Whose Torah and why it matters
by Jonathan Rosenblum
Baltimore Jewish Times
June 15, 2001
My family was active in one of the leading Conservative synagogues in the country. I attended Hebrew school three times a week from second through eighth grade and once a week through high school. At the end of my Jewish studies, I could read Hebrew, but knew no more than ten to twenty nouns.
I had never heard of Rashi, the principal Biblical exegete, and could not have even read the script in which Rashi is traditionally printed. Nor had I so much as glanced a page of Talmud, much less attempted to learn it.
Not that I considered myself Jewishly ignorant. Far from it. I had a ready catechism of proudly held Jewish ``truths," most prominent among them being that Judaism is a religion of action not faith. Action, of course, meant collecting money for Biafra, not keeping kosher or observing Shabbos.
Traditional observance was minimal, although even that was enough to earn me the nickname ``the rabbi" among my Jewish friends.. We attended synagogue with some frequency and almost always had a Friday night dinner. Once when a non-Jewish friend brought a ham sandwich into the house, he was promptly sent outside to eat it.
Of course, I knew that there were a handful of ``religious" families in our congregation who kept kosher homes, and an even smaller number of young people who walked to synagogue on Shabbos. Their greater level of observance, however, occasioned no guilt on my part. What Conservative rabbi Howard Singer has termed the ``tacit agreement" between Conservative rabbis and their congregations to never discuss ``G-d or Jewish law" was fully observed in my synagogue, though I heard many sermons on the theme ``Judaism thought of it first."
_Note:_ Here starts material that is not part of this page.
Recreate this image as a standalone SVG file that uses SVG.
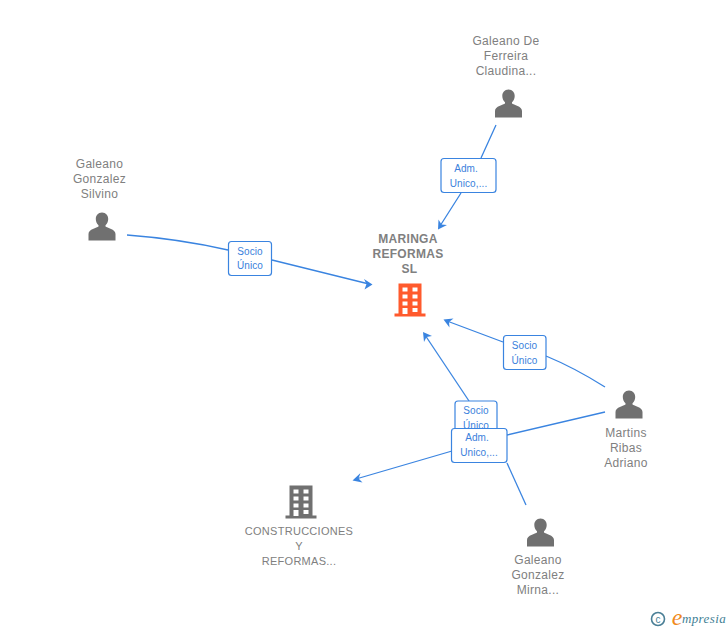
<svg xmlns="http://www.w3.org/2000/svg" width="728" height="630" viewBox="0 0 728 630">
<style>
text{font-family:"Liberation Sans",Arial,sans-serif;text-anchor:middle}
.n{font-size:12px;fill:#808080;letter-spacing:.3px}
.c{font-size:11px;fill:#808080;letter-spacing:.28px}
.m{font-size:12px;fill:#808080;font-weight:bold;letter-spacing:.3px}
.l{font-size:10px;fill:#3a7fdc;letter-spacing:.1px}
.e{fill:none;stroke:#3a84e0;stroke-width:1.3}
.a{fill:#3a84e0;stroke:none}
.b{fill:#fff;stroke:#3a84e0;stroke-width:1.2}
.p{fill:#707070}
</style>
<defs>
<g id="person"><path d="M0 -14.500C-4 -14.500 -6.200 -11.500 -6.200 -8C-6.200 -5.500 -5.200 -3.300 -3.500 -1.800L-3.500 -0.500C-5 1 -13.500 2 -13.500 7V13.500H13.500V7C13.500 2 5 1 3.500 -0.500L3.500 -1.800C5.200 -3.300 6.200 -5.500 6.200 -8C6.200 -11.500 4 -14.500 0 -14.500Z"/></g>
<g id="bld"><path fill-rule="evenodd" d="M-11.500 -16.500H11.500V13.500H15.500V16.500H-15.500V13.500H-11.500ZM-7.500 -12.500V-8.500H-2.500V-12.500ZM2.500 -12.500V-8.500H7.500V-12.500ZM-7.500 -5.500V-1.500H-2.500V-5.500ZM2.500 -5.500V-1.500H7.500V-5.500ZM-7.500 1.500V5.500H-2.500V1.500ZM2.500 1.500V5.500H7.500V1.500ZM-7.500 8V14H-2.500V8ZM2.500 8V12H7.500V8Z"/></g>
</defs>
<g id="connectors">
<path class="e" d="M127 235Q180 239 228 250M272 260L369 284"/>
<path class="a" d="M372.500 284.500L364 279L366.500 284L364.500 289.500Z"/>
<path class="e" d="M496 125L481 158M461 193L440 226"/>
<path class="a" d="M438 229.500L438.500 219.500L441.500 224.500L447 225Z"/>
<path class="e" d="M605 387Q575 368 546 356M503 342L447 321"/>
<path class="a" d="M443.500 319.500L453.500 318.500L449 322L449.500 327.500Z"/>
<path class="e" d="M469 401L425 335"/>
<path class="a" d="M423 332L424 342L426.500 337L432 336Z"/>
<path class="e" d="M605 412L507 435M452 451L356 479"/>
<path class="a" d="M352.500 480.500L360.500 473L358.500 478.500L362.500 482.500Z"/>
<path class="e" d="M526 505L507 463"/>
</g>
<g id="n-maringa"><text class="m" x="408" y="243">MARINGA</text><text class="m" x="408" y="258">REFORMAS</text><text class="m" x="409.500" y="273">SL</text><use href="#bld" x="410" y="300" fill="#ff5a2d"/></g>
<g id="n-claudina"><text class="n" x="506" y="45">Galeano De</text><text class="n" x="506" y="60">Ferreira</text><text class="n" x="506" y="75">Claudina...</text><use href="#person" class="p" x="508.500" y="104"/></g>
<g id="n-silvino"><text class="n" x="99.500" y="168">Galeano</text><text class="n" x="99.500" y="183">Gonzalez</text><text class="n" x="99.500" y="198">Silvino</text><use href="#person" class="p" x="102" y="227"/></g>
<g id="n-adriano"><use href="#person" class="p" x="629" y="405"/><text class="n" x="626" y="437">Martins</text><text class="n" x="626" y="452">Ribas</text><text class="n" x="626" y="467">Adriano</text></g>
<g id="n-mirna"><use href="#person" class="p" x="540.500" y="533"/><text class="n" x="538" y="564">Galeano</text><text class="n" x="538" y="579">Gonzalez</text><text class="n" x="538" y="594">Mirna...</text></g>
<g id="n-construcciones"><use href="#bld" x="301" y="502" fill="#707070"/><text class="c" x="299" y="535">CONSTRUCCIONES</text><text class="c" x="299" y="550">Y</text><text class="c" x="299" y="565">REFORMAS...</text></g>
<g id="labels">
<g id="l1"><rect class="b" x="228.500" y="241.500" width="43" height="34" rx="3"/><text class="l" x="250" y="254.500">Socio</text><text class="l" x="250" y="269">Único</text></g>
<g id="l2"><rect class="b" x="441" y="158.500" width="55" height="34" rx="3"/><text class="l" x="466" y="172">Adm.</text><text class="l" x="468.500" y="187">Unico,...</text></g>
<g id="l3"><rect class="b" x="503.500" y="335.500" width="42.500" height="34" rx="3"/><text class="l" x="524.500" y="349">Socio</text><text class="l" x="524.500" y="364">Único</text></g>
<g id="l4"><rect class="b" x="455" y="401" width="42" height="34" rx="3"/><text class="l" x="476" y="414">Socio</text><text class="l" x="476" y="429">Único</text></g>
<g id="l5"><rect class="b" x="451.500" y="428.500" width="55.500" height="34" rx="3"/><text class="l" x="477" y="441">Adm.</text><text class="l" x="479" y="456">Unico,...</text></g>
</g>
<g id="logo"><circle cx="658" cy="619" r="6.500" fill="none" stroke="#4a7f96" stroke-width="1.6"/><text x="658" y="622.500" style="font-size:10px;fill:#4a7f96">c</text><text x="677" y="625" style="font-size:24px;fill:#f08a1d;font-family:'Liberation Serif',serif;font-style:italic">e</text><text x="704" y="623" style="font-size:13px;fill:#3f7f95;font-style:italic;font-family:'Liberation Serif',serif;letter-spacing:.4px">mpresia</text></g>
</svg>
I tended to view ``mitzvos" as assertions of Jewish pride rather than as means of relating to G-d. I fasted all Yom Kippur from the age of nine, but the afternoon was usually spent watching the World Series on TV.
While all this seems speculiar to me today, it never did at the time.
The recent speech by leading Conservative rabbi David Wolpe, in which he informed his congregation on Seder night that the Exodus from Egypt almost certainly did not occur, that the Jewish people never wandered in the Desert for forty years, and never heard G-d speak to them at Sinai, explains a great deal about my younger self.
Wolpe insists that it makes no difference to our commitment to halachically observant lives whether G-d ever spoke to us or the Torah is the product of human authors, or whether the events recorded in the Torah ever took place or fall into the category of Ur-myth.
That claim is refuted by both sociology and the individual experience of most of those raised with such views.
If the Torah was a written by a committee of our long gone ancestors, it falls into the category of ancient wisdom literature. Such literature may be interesting, beautiful (see Erich Auerbach’s Mimesis on Biblical narrative), and even inspiring.
It will not, however, be a complete guide for life in the 21st century, any more than the Iliad. Nor will it inspire the intensity of study, on a society-wide basis, that the Torah has for over three thousand years.
Terming the Torah ``divinely inspired" does not solve the experiential problem. If the first thing G-d inspired its authors to do was to make up a series of meta-myths and pass them off as history, we will hardly be inspired by the quality of moral instruction likely to be found there.
When the Torah is transformed into mere metaphor -- a collection of bite-sized messages for moderns – halachic observance is bound to decline. Once we have absorbed the message, we can ignore the halacha. Thus the prohibition on homosexuality is reinterpreted as a warning against exploitive sexual relationships, since in the ancient world such relationships often involved wide disparities in age.
Thus reinterpreted many Conservative rabbis feel free to bless same sex commitment ceremonies and the student body at Jewish Theological Seminary almost unanimously support the admission of openly homosexual students.
Clearly too our human authors mixed a lot of human chaff with their divine inspiration. JTS chancellor Ismar Schorsch recently dismissed almost all of the book of Leviticus and much of Exodus and Numbers as the products of an ancient ``cult" that have been superseded by our superior modern understanding.
In deciding what is eternal and what is time-bound, however, the modern Conservative Jew has only his own understanding to guide him. Each Jew is left to create his own Torah, picking and discarding according to taste, without even the benefit of traditional Torah learning.
``Divine inspiration" is closely related to another favorite Conservative notion: that o ``Catholic Israel" – the notion that whatever the collective Jewish people do at a particular moment in time has some sort of Divine sanction. But at a time when that collective body of the Jewish people is increasingly impossible to identify and the vast majority of its members, by any definition, are neither aware of the Torah’s dictates nor terribly concerned with becoming more knowledgeable, Catholic Israel is a notion guaranteed to define the level of Jewish commitment downward.
Popular practice becomes the tail wagging the halachic dog. The Torah’s prohibition on lighting a fire on Shabbos is overruled by a ``rabbinic enactment" allowing driving to synagogue on Shabbos, and a unlearned laity is invited to participate in the determination of the Conservative movement’s halachic standards.